I'm involved in switching a client over to a new platform. Part of the platform change is a change of database platforms (from mainframe to SQL Server). I've been tasked with coming up with a data verification tool to make sure the data did not go corrupt in the move. I've selected Perl to do this task.

Essentially, I have 2 CSV files: One from the mainframe, and one from the SQL server. I need to compare these record by record, field by field, and note any differences. I started down the road of using the DBI interface with CSV files, but I'm not certain if this is the way to go. I have these options available to me:

I'm thinking it may be easier for me to use the CSV file as a driver as I am now, but use ODBC access to the SQL server to do the lookup / compares. Any thoughts would be appreciated. Thanks.

Replies are listed 'Best First'.
Re: Comparing data between data sources
by pbeckingham (Parson) on Aug 17, 2004 at 14:19 UTC

    If you have CSV files already, why not just use:

    % diff old.csv new.csv
    for each of your corresponding files in the set?



    pbeckingham - typist, perishable vertebrate.
      Well, the problem is there are some minor differences that I have to take into account. For example, the mainframe exports null information as ??? in my CSV file, so I either need to replace that with spaces first, or code for that issue. My other problem is that I'm on Windows, and I don't have a diff utility at my disposal at the moment. Good thought, though. Might come in handy for some of the other validations I have to do to other things down the line.
        diff comes with Cygwin which can be installed in local user space. Perl also comes with this environment. A quick search of CPAN yields a multitude of "diff" modules.
Re: Comparing data between data sources
by mpeppler (Vicar) on Aug 17, 2004 at 14:33 UTC
    If the data between the two data sources is supposed to be exactly the same then you could compute MD5 sums for each row and only dig deeper if the MD5 sums differ. You could even start by computing the MD5 sums for the files and check these - if the MD5 sums of two files is the same then the data in the files is almost certainly the same.
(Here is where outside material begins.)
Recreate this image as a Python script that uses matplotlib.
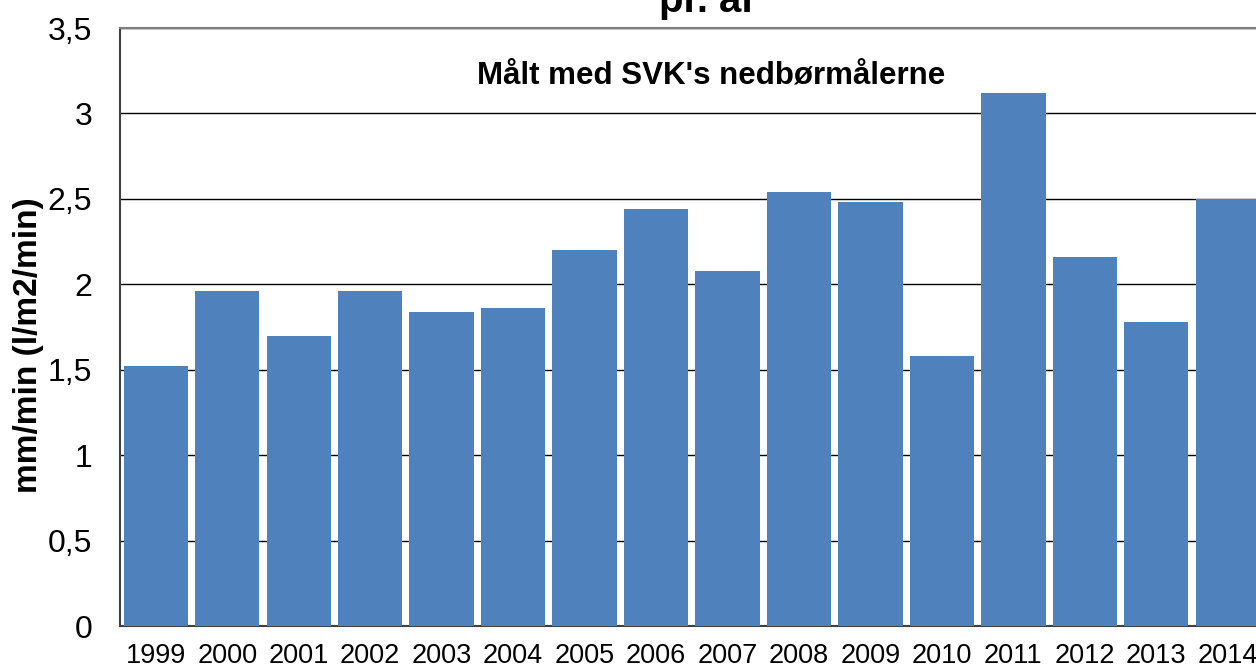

    If there are whitespace or other non-significant differences then you'll either have to remove these differences between the two CSV files before performing the MD5 checks.

    Michael

Re: Comparing data between data sources
by jZed (Prior) on Aug 17, 2004 at 17:01 UTC
    I think for your purposes the cygwin diff utility should work fine (you can use it without needing to install cygwin). If you need finer grained comparison, you might be able to build on CSV table diff utility.

    In regards to using ODBC to do the searching - if your files are large, you may gain some speed that way, but trying it yourself is the only way to know how much you'd gain.

Re: Comparing data between data sources
by FubarPA (Monk) on Aug 18, 2004 at 19:06 UTC
    I ended up going with a solution of using DBI for the CSV access and Win32::ODBC to do the lookup to the SQL server. It's not 100% efficient by any means (I'm still pretty new to perl and all), but it gets the job done. To do the compares, I read in the CSV record, look up the corresponding record on the database, and do a field-by-field compare, which works ourt pretty nicely. I actually did get the CSV to CSV lookups working, but it was horribly slow. Thanks for the responses.